5 minutes = 300 seconds. So there are 300 × 40 000 samples. Each sample occupies 2 bytes, making a file size of 300 × 40 000 × 2 bytes, which is 24 000 000 bytes – some 24 megabytes!
A sampling rate of 8000 per second will generate a fifth as many samples as a rate of 40 000 per second. So the speech file will ‘only’ be 4 800 000 bytes.
This process of sampling the waveform is very similar to the breaking up of a picture into pixels, except that, whereas we split the picture into tiny units of area; we are now breaking the waveform into units of time. In the case of the picture, making our pixels smaller increased the quality of the result, so making the time intervals at which we sample the waveform smaller will bring our encoding closer to the original sound. And just as it is impossible to make a perfect digital coding of an analogue picture, because we will always lose information between the pixels, so we will always lose information between the times we sample a waveform. We can never make a perfect digital representation of an analogue quantity.
Now we’ve sampled the waveform, what do we need to do next to encode the audio signal?
Remember that after we had divided an image into pixels, we then mapped each pixel to a number. We need to carry out the same process in the case of the waveform.
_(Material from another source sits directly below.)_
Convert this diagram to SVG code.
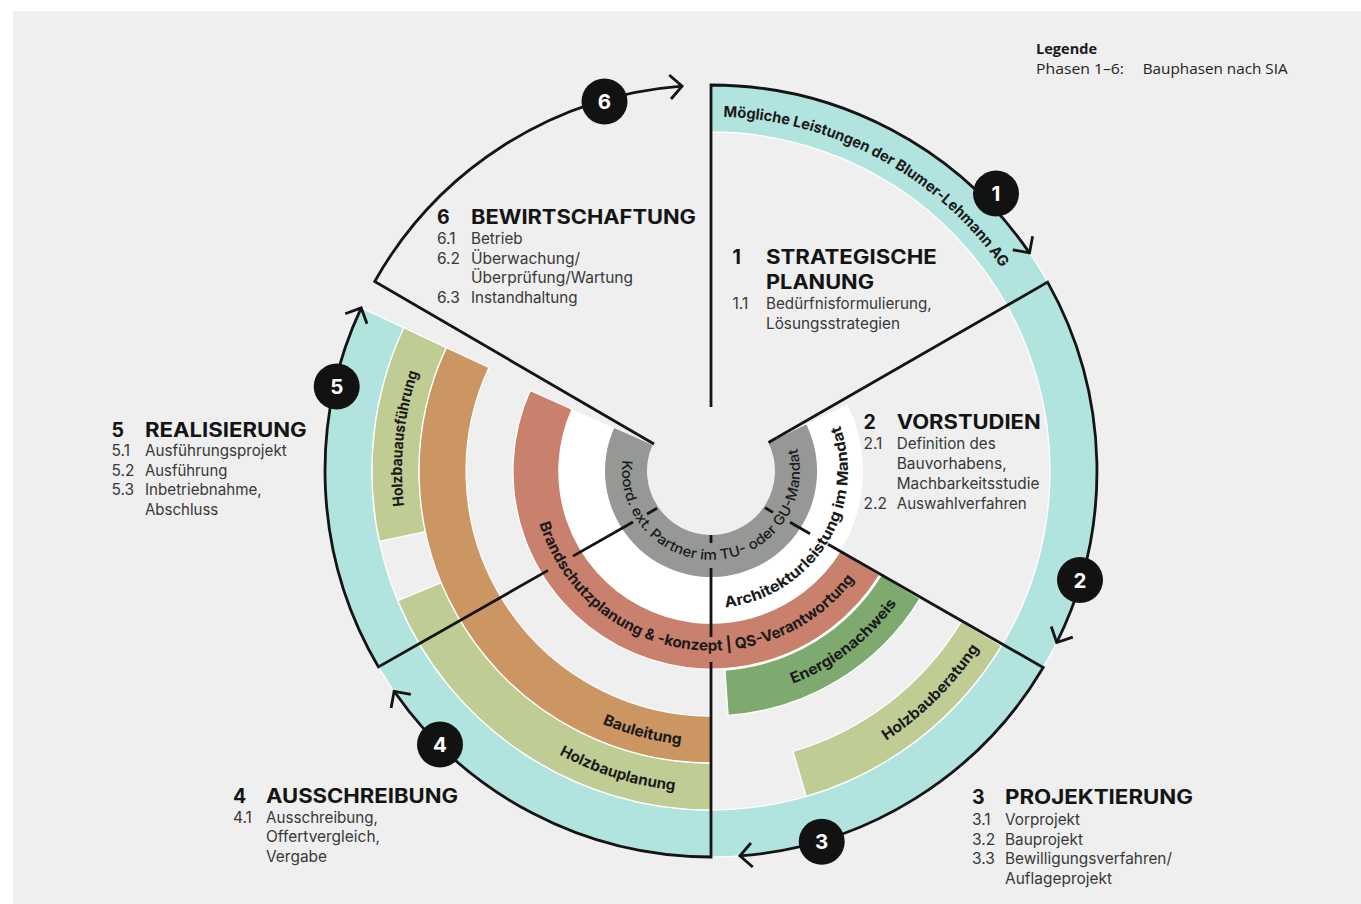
<svg xmlns="http://www.w3.org/2000/svg" width="1361" height="904" viewBox="0 0 1361 904">
<defs>
<style>
.bg{fill:#eeefee}
.band{stroke:#ffffff;stroke-width:1.3}
.teal{fill:#b1e3df}.gray{fill:#969896}.white{fill:#ffffff}.salmon{fill:#c9806d}
.dkgreen{fill:#7eaa6f}.orange{fill:#cb9661}.lgreen{fill:#bfcc94}
.ln{fill:none;stroke:#141414;stroke-width:2.8;stroke-linejoin:miter}
.arc{fill:none;stroke:#141414;stroke-width:2.8;stroke-linejoin:miter;marker-end:url(#arr)}
.dot{fill:#121212}
.num{font-family:Inter,"Liberation Sans",sans-serif;font-weight:700;font-size:20.5px;fill:#ffffff;text-anchor:middle}
.h{font-family:Inter,"Liberation Sans",sans-serif;font-weight:700;font-size:19.5px;fill:#141414}
.s{font-family:Inter,"Liberation Sans",sans-serif;font-weight:400;font-size:15.5px;fill:#383838}
.c{font-family:Inter,"Liberation Sans",sans-serif;font-weight:700;font-size:15px;fill:#1a1a1a}
.cg{font-family:Inter,"Liberation Sans",sans-serif;font-weight:500;font-size:14px;fill:#1a1a1a}
.lg{font-family:"Open Sans","Liberation Sans",sans-serif;font-size:15px;fill:#222222}
.lgb{font-family:"Open Sans","Liberation Sans",sans-serif;font-size:14px;font-weight:700;fill:#1a1a1a}
</style>
<marker id="arr" markerUnits="userSpaceOnUse" viewBox="-16 -16 32 32" markerWidth="32" markerHeight="32" refX="0" refY="0" orient="auto">
<path d="M -12 -12 L 0 0 L -12 12" fill="none" stroke="#141414" stroke-width="2.8" stroke-linejoin="miter"/>
</marker>
<path id="tp-teal" d="M 711 116.5 A 354.5 354.5 0 0 1 1018 293.75"/>
<path id="tp-gray" d="M 625 448 A 89 89 0 1 0 788.1 426.5"/>
<path id="tp-white" d="M 711 608 A 137 137 0 0 0 829.6 402.5"/>
<path id="tp-salmon" d="M 534.2 502.2 A 179.5 179.5 0 0 0 873.7 546.9"/>
<path id="tp-dkgreen" d="M 750.6 695.5 A 228 228 0 0 0 917.6 567.4"/>
<path id="tp-hbb" d="M 821 773.1 A 321.5 321.5 0 0 0 1002.4 606.9"/>
<path id="tp-hbp" d="M 526.6 734.4 A 321.5 321.5 0 0 0 739 791.3"/>
<path id="tp-bl" d="M 553.3 696.3 A 275 275 0 0 0 735 745"/>
<path id="tp-hba" d="M 412.5 551 A 309 309 0 0 1 443.4 316.5"/>
</defs>

<rect class="bg" x="13" y="11" width="1348" height="893"/>

<g id="bands">
<path id="band-teal" class="band teal" d="M 711 85 A 386 386 0 1 1 361.2 307.9 L 403.8 327.7 A 339 339 0 1 0 711 132 Z"/>
<path id="band-holzbauplanung" class="band lgreen" d="M 711 810 A 339 339 0 0 1 397.8 600.7 L 441.2 582.7 A 292 292 0 0 0 711 763 Z"/>
<path id="band-holzbauausfuehrung" class="band lgreen" d="M 379.4 541.5 A 339 339 0 0 1 403.8 327.7 L 446.4 347.6 A 292 292 0 0 0 425.4 531.7 Z"/>
<path id="band-holzbauberatung" class="band lgreen" d="M 1001.6 645.6 A 339 339 0 0 1 806.2 796.4 L 793 751.3 A 292 292 0 0 0 961.3 621.4 Z"/>
<path id="band-bauleitung" class="band orange" d="M 711 763 A 292 292 0 0 1 446.4 347.6 L 489 367.5 A 245 245 0 0 0 711 716 Z"/>
<path id="band-energie" class="band dkgreen" d="M 920.1 598.6 A 245 245 0 0 1 728.1 715.4 L 724.9 670 A 199.5 199.5 0 0 0 881.3 574.9 Z"/>
<path id="band-brandschutz" class="band salmon" d="M 879.5 575 A 198 198 0 0 1 530.1 390.5 L 572.1 409.2 A 152 152 0 0 0 840.3 550.9 Z"/>
<path id="band-architektur" class="white" d="M 847.6 404.4 A 152 152 0 1 1 572.1 409.2 L 614.2 427.9 A 106 106 0 1 0 806.3 424.5 Z"/>
<path id="band-koord" class="gray" d="M 806.3 424.5 A 106 106 0 1 1 614.2 427.9 L 652.5 445 A 64 64 0 1 0 768.5 442.9 Z"/>
</g>

<g id="band-labels">
<text class="c"><textPath href="#tp-teal" startOffset="12.4" textLength="328" lengthAdjust="spacingAndGlyphs">Mögliche Leistungen der Blumer-Lehmann AG</textPath></text>
<text class="cg"><textPath href="#tp-gray" startOffset="12.4" textLength="313" lengthAdjust="spacingAndGlyphs">Koord. ext. Partner im TU- oder GU-Mandat</textPath></text>
<text class="c"><textPath href="#tp-white" startOffset="14.3" textLength="247" lengthAdjust="spacingAndGlyphs">Architekturleistung im Mandat</textPath></text>
<text class="c"><textPath href="#tp-salmon" startOffset="21.9" textLength="394.7" lengthAdjust="spacingAndGlyphs">Brandschutzplanung &amp; -konzept | QS-Verantwortung</textPath></text>
<text class="c"><textPath href="#tp-dkgreen" startOffset="43.8" textLength="133.3" lengthAdjust="spacingAndGlyphs">Energienachweis</textPath></text>
<text class="c"><textPath href="#tp-hbb" startOffset="72.9" textLength="131.9" lengthAdjust="spacingAndGlyphs">Holzbauberatung</textPath></text>
<text class="c"><textPath href="#tp-hbp" startOffset="38.2" textLength="121.8" lengthAdjust="spacingAndGlyphs">Holzbauplanung</textPath></text>
<text class="c"><textPath href="#tp-bl" startOffset="56.2" textLength="81.6" lengthAdjust="spacingAndGlyphs">Bauleitung</textPath></text>
<text class="c"><textPath href="#tp-hba" startOffset="45.8" textLength="135.4" lengthAdjust="spacingAndGlyphs">Holzbauausführung</textPath></text>
</g>

<g id="connectors">
<path class="arc" d="M 711 407 L 711 85 A 386 386 0 0 1 1029.5 252.9"/>
<path class="arc" d="M 768.5 442.5 L 1047.6 282.1 A 386 386 0 0 1 1056.7 642.6"/>
<path class="arc" d="M 828 544.2 L 1043.2 667.5 A 386 386 0 0 1 739.9 855.9"/>
<path class="ln" d="M 765 507.8 L 773 512.4 M 790 522.2 L 810 533.7"/>
<path class="arc" d="M 711 662 L 711 857 A 386 386 0 0 1 394.1 691.3"/>
<path class="ln" d="M 711 535 L 711 543 M 711 568 L 711 637"/>
<path class="arc" d="M 548 570.4 L 378.4 666.9 A 386 386 0 0 1 361.2 307.9"/>
<path class="ln" d="M 573 556.1 L 633 522 M 647 514 L 657 508.3"/>
<path class="arc" d="M 654 444 L 374.7 281.5 A 386 386 0 0 1 682.1 86.1"/>
</g>

<g id="phase-6">
<circle class="dot" cx="604.5" cy="101.5" r="23"/>
<text class="num" x="604.5" y="109">6</text>
<text class="h" x="437" y="224">6</text>
<text class="h" x="471" y="224" textLength="225" lengthAdjust="spacingAndGlyphs">BEWIRTSCHAFTUNG</text>
<text class="s" x="437" y="244">6.1</text>
<text class="s" x="471" y="244" textLength="51.7" lengthAdjust="spacingAndGlyphs">Betrieb</text>
<text class="s" x="437" y="263.5">6.2</text>
<text class="s" x="471" y="263.5" textLength="109" lengthAdjust="spacingAndGlyphs">Überwachung/</text>
<text class="s" x="471" y="283" textLength="162" lengthAdjust="spacingAndGlyphs">Überprüfung/Wartung</text>
<text class="s" x="437" y="302.5">6.3</text>
<text class="s" x="471" y="302.5" textLength="106.6" lengthAdjust="spacingAndGlyphs">Instandhaltung</text>
</g>

<g id="phase-1">
<circle class="dot" cx="996" cy="193.5" r="23"/>
<text class="num" x="996" y="201">1</text>
<text class="h" x="732.5" y="263.5">1</text>
<text class="h" x="766" y="263.5" textLength="170.7" lengthAdjust="spacingAndGlyphs">STRATEGISCHE</text>
<text class="h" x="766" y="288.5" textLength="108" lengthAdjust="spacingAndGlyphs">PLANUNG</text>
<text class="s" x="732.5" y="309.3">1.1</text>
<text class="s" x="766" y="309.3" textLength="165.7" lengthAdjust="spacingAndGlyphs">Bedürfnisformulierung,</text>
<text class="s" x="766" y="328.7" textLength="134" lengthAdjust="spacingAndGlyphs">Lösungsstrategien</text>
</g>

<g id="phase-2">
<circle class="dot" cx="1080" cy="580" r="23"/>
<text class="num" x="1080" y="587.5">2</text>
<text class="h" x="863.5" y="429.3">2</text>
<text class="h" x="896.7" y="429.3" textLength="144" lengthAdjust="spacingAndGlyphs">VORSTUDIEN</text>
<text class="s" x="863.5" y="449.3">2.1</text>
<text class="s" x="896.7" y="449.3" textLength="99" lengthAdjust="spacingAndGlyphs">Definition des</text>
<text class="s" x="896.7" y="469.3">Bauvorhabens,</text>
<text class="s" x="896.7" y="489" textLength="142.7" lengthAdjust="spacingAndGlyphs">Machbarkeitsstudie</text>
<text class="s" x="863.5" y="508.7">2.2</text>
<text class="s" x="896.7" y="508.7" textLength="130" lengthAdjust="spacingAndGlyphs">Auswahlverfahren</text>
</g>

<g id="phase-3">
<circle class="dot" cx="821.7" cy="841.7" r="23"/>
<text class="num" x="821.7" y="849.2">3</text>
<text class="h" x="972" y="803.5">3</text>
<text class="h" x="1005" y="803.5" textLength="188" lengthAdjust="spacingAndGlyphs">PROJEKTIERUNG</text>
<text class="s" x="972" y="824.5">3.1</text>
<text class="s" x="1005" y="824.5" textLength="75" lengthAdjust="spacingAndGlyphs">Vorprojekt</text>
<text class="s" x="972" y="844.5">3.2</text>
<text class="s" x="1005" y="844.5" textLength="78" lengthAdjust="spacingAndGlyphs">Bauprojekt</text>
<text class="s" x="972" y="864">3.3</text>
<text class="s" x="1005" y="864" textLength="167" lengthAdjust="spacingAndGlyphs">Bewilligungsverfahren/</text>
<text class="s" x="1005" y="884" textLength="107" lengthAdjust="spacingAndGlyphs">Auflageprojekt</text>
</g>

<g id="phase-4">
<circle class="dot" cx="440" cy="744.5" r="23"/>
<text class="num" x="440" y="752">4</text>
<text class="h" x="233" y="802.5">4</text>
<text class="h" x="266" y="802.5" textLength="192" lengthAdjust="spacingAndGlyphs">AUSSCHREIBUNG</text>
<text class="s" x="233" y="822.5">4.1</text>
<text class="s" x="266" y="822.5" textLength="112" lengthAdjust="spacingAndGlyphs">Ausschreibung,</text>
<text class="s" x="266" y="842" textLength="114" lengthAdjust="spacingAndGlyphs">Offertvergleich,</text>
<text class="s" x="266" y="861.5" textLength="61" lengthAdjust="spacingAndGlyphs">Vergabe</text>
</g>

<g id="phase-5">
<circle class="dot" cx="336.7" cy="386.5" r="23"/>
<text class="num" x="336.7" y="394">5</text>
<text class="h" x="111.5" y="436.7">5</text>
<text class="h" x="145" y="436.7" textLength="161.7" lengthAdjust="spacingAndGlyphs">REALISIERUNG</text>
<text class="s" x="111.5" y="455.7">5.1</text>
<text class="s" x="145" y="455.7" textLength="141.7" lengthAdjust="spacingAndGlyphs">Ausführungsprojekt</text>
<text class="s" x="111.5" y="475.7">5.2</text>
<text class="s" x="145" y="475.7" textLength="82.3" lengthAdjust="spacingAndGlyphs">Ausführung</text>
<text class="s" x="111.5" y="495.3">5.3</text>
<text class="s" x="145" y="495.3" textLength="116.7" lengthAdjust="spacingAndGlyphs">Inbetriebnahme,</text>
<text class="s" x="145" y="515" textLength="73.3" lengthAdjust="spacingAndGlyphs">Abschluss</text>
</g>

<g id="legend">
<text class="lgb" x="1036" y="54" textLength="61" lengthAdjust="spacingAndGlyphs">Legende</text>
<text class="lg" x="1036" y="74" textLength="88" lengthAdjust="spacingAndGlyphs">Phasen 1–6:</text>
<text class="lg" x="1142.7" y="74" textLength="145" lengthAdjust="spacingAndGlyphs">Bauphasen nach SIA</text>
</g>
</svg>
This mapping of samples (or pixels) to numbers is known as quantisation. Again, the faithfulness of the digital copy to the analogue original will depend on how large a range of numbers we make available. [If “8-bit” sampling is used, 256 different amplitudes can be measured.
That is: 2 x 2 x 2 x 2 x 2 x 2 x 2 x 2 = 256 different levels.]
The human eye is an immensely discriminating instrument; the ear is less so. We are not generally able to detect pitch differences of less than a few hertz (1 hertz (Hz) is a frequency of one cycle per second). So sound wave samples are generally mapped to 16-bit numbers.
Copyright OpenLearn/The Open University, licensed under a Creative Commons Attribution-NonCommercial-ShareAlike 2.0 Licence.
The wav encoding that Game Maker can play back is based on the above principles. wav files can be recorded at 8-bit, 16-bit or 24-bit resolution, using a sampling rate set between 8,000 Hz and 48000 Hz. If you calculate some file sizes for different lenght audio clips at a variety of sampling rates and quantisation levels, you will see that wav audio files can be quite big, even for short audio clips.
The MP3 format uses a similar approach to digitise the sound file in the first instance, but then reduces the size of the digital file by using a compression technique to encode the file again in another way. Compression effectively squashes the file size down so that it becomes smaller, but we shall not consider that here.